### Exercise directions
How many of the lines below contain "chart"? Answer with that number alone.
-- START Material --
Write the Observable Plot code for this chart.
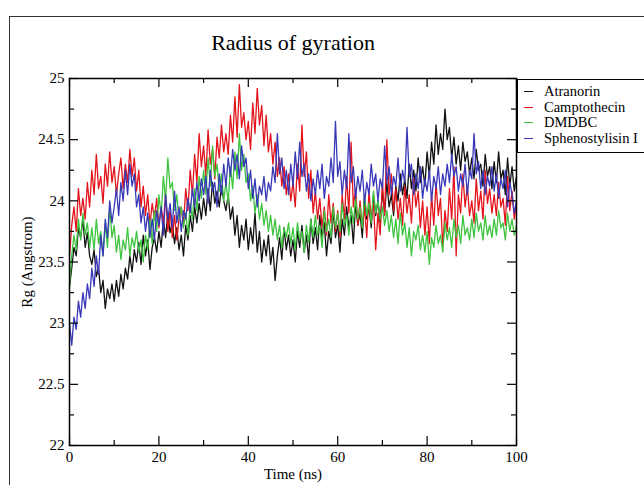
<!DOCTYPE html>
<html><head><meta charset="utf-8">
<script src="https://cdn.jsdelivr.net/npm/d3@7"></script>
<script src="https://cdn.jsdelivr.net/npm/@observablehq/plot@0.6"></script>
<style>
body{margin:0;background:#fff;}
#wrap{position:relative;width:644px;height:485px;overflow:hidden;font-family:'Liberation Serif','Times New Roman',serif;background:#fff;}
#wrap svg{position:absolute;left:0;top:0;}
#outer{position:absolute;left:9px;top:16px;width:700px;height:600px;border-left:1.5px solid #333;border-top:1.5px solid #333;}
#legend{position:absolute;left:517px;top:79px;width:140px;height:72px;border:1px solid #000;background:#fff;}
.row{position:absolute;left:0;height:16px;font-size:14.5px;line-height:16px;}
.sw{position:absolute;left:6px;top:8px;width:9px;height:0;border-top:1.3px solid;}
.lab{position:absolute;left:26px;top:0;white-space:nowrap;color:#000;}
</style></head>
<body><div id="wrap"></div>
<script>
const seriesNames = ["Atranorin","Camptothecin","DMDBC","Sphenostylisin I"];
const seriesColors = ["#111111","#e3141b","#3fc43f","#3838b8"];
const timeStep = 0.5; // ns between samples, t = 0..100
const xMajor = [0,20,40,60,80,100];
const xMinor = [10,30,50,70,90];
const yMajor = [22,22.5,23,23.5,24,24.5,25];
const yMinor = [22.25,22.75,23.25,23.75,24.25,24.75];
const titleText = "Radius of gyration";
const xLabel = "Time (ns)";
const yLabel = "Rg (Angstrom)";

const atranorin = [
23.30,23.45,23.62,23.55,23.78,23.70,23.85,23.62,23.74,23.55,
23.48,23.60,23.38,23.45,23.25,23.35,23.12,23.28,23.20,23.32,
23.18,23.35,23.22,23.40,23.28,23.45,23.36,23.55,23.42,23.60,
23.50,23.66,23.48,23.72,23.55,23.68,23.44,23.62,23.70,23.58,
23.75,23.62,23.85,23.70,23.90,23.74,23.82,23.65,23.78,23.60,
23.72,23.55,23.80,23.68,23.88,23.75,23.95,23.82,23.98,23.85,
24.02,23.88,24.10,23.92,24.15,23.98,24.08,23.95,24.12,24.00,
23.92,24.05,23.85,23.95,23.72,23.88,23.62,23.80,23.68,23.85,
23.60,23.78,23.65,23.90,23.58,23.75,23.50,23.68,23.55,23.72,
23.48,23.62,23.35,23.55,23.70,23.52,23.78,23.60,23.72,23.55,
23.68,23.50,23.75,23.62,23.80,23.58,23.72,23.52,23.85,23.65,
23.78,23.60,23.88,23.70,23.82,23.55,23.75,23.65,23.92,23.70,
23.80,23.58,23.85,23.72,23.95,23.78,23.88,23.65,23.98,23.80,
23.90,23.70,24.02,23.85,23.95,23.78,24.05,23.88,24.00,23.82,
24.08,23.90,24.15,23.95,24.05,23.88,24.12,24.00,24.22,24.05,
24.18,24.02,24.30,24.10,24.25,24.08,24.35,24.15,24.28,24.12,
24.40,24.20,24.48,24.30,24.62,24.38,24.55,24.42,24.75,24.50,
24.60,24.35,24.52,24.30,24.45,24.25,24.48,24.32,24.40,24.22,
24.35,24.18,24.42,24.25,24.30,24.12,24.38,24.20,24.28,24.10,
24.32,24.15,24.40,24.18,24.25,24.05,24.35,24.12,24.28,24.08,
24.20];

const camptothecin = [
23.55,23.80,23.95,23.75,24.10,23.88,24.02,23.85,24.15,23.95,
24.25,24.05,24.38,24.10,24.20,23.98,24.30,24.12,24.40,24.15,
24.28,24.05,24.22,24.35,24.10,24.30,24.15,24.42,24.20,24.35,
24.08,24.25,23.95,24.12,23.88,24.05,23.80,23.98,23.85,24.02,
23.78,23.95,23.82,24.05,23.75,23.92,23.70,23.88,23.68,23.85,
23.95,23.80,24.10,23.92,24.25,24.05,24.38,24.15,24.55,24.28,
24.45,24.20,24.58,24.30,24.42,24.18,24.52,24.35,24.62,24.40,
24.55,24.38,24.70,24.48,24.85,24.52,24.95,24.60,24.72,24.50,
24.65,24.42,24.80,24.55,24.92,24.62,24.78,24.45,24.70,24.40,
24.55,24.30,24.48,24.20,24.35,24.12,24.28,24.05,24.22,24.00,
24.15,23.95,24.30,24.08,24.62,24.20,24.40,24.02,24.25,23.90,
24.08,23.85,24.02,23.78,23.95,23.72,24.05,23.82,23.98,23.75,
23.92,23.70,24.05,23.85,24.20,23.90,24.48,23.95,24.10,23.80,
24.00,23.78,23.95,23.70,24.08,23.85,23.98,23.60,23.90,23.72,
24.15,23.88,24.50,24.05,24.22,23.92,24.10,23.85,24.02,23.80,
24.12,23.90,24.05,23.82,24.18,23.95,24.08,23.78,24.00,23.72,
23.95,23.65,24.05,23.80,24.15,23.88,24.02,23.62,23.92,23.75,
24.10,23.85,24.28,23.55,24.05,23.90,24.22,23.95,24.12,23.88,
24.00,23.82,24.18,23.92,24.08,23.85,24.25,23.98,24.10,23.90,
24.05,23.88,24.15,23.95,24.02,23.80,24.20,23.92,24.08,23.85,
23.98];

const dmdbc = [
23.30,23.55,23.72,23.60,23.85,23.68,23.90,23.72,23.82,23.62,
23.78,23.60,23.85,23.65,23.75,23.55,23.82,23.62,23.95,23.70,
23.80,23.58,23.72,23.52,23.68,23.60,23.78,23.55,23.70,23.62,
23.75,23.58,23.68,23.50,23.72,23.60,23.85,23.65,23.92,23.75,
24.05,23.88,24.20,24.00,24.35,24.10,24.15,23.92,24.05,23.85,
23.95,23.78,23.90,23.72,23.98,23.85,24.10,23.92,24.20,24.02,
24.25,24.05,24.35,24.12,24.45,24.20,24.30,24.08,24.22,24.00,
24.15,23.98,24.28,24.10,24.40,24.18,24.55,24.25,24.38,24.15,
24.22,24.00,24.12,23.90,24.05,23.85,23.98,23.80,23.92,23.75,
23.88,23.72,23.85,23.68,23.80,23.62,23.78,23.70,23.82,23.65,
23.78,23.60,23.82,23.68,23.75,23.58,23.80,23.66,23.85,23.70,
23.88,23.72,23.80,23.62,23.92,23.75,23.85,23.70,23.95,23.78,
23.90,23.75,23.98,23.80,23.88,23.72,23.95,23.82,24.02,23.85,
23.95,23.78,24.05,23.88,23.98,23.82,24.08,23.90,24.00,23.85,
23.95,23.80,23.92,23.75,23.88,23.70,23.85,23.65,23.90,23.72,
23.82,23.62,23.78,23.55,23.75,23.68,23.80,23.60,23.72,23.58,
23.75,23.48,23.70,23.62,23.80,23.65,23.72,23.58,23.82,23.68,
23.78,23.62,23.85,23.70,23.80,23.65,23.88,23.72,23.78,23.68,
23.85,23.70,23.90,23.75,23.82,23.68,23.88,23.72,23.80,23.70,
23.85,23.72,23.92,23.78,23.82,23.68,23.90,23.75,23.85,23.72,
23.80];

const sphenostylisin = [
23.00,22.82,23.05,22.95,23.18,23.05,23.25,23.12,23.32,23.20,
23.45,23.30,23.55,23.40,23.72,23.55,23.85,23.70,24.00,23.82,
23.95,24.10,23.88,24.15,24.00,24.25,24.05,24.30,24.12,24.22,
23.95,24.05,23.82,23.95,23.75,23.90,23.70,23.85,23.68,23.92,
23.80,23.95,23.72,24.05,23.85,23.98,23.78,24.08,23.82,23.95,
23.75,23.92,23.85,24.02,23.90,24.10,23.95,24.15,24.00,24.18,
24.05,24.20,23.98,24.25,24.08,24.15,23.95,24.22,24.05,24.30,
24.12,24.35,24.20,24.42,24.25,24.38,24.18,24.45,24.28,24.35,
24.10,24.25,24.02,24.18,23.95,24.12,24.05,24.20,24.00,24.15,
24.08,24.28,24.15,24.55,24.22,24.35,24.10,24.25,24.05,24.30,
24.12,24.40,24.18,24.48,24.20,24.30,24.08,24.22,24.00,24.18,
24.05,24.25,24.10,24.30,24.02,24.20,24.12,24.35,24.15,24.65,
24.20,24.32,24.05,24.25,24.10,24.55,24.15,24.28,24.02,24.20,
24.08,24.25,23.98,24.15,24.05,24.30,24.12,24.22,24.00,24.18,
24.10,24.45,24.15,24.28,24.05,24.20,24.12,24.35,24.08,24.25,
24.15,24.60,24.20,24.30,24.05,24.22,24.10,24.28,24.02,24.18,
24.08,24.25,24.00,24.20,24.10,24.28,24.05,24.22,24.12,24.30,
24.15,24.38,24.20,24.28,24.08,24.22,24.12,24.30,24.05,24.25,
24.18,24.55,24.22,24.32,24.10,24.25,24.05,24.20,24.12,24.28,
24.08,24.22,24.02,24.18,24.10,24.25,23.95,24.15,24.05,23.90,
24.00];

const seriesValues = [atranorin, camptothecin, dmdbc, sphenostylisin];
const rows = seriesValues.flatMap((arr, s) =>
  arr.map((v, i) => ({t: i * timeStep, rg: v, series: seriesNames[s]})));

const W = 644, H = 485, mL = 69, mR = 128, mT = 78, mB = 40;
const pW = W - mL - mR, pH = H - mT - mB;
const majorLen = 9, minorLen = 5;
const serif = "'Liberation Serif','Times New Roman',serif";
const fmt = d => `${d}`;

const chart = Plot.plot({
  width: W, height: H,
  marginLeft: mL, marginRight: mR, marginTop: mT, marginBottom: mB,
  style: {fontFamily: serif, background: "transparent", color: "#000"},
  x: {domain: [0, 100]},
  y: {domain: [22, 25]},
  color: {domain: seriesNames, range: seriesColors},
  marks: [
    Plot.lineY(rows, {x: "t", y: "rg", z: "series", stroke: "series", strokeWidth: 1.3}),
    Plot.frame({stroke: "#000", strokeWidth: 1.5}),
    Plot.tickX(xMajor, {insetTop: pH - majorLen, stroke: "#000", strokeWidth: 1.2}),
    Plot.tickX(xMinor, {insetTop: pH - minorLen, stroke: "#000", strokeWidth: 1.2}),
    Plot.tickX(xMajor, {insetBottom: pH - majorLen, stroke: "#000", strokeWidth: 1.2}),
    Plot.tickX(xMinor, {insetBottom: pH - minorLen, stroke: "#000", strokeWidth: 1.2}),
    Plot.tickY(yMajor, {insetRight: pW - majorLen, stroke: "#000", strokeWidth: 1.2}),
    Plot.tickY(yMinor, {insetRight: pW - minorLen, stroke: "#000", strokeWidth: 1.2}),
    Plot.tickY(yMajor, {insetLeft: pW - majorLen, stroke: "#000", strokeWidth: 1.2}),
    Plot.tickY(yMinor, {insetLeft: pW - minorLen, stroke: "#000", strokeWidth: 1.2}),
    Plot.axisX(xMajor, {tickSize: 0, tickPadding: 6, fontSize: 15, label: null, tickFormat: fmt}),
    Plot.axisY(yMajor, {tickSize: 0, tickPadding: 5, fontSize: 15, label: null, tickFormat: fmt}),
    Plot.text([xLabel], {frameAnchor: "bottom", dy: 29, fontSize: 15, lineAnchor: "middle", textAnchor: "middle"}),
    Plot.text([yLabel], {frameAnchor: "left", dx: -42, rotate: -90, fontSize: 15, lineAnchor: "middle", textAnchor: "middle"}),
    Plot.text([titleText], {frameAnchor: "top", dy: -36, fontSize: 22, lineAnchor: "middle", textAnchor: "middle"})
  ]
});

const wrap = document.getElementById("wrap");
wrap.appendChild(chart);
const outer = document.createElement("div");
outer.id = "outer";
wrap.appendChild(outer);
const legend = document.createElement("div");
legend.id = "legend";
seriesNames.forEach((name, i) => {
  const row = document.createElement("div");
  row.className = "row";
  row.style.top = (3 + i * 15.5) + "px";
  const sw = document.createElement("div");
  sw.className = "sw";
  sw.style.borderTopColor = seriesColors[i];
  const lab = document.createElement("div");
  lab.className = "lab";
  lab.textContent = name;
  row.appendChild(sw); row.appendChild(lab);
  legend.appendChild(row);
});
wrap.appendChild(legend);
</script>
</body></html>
-- END Material --
### The reply
3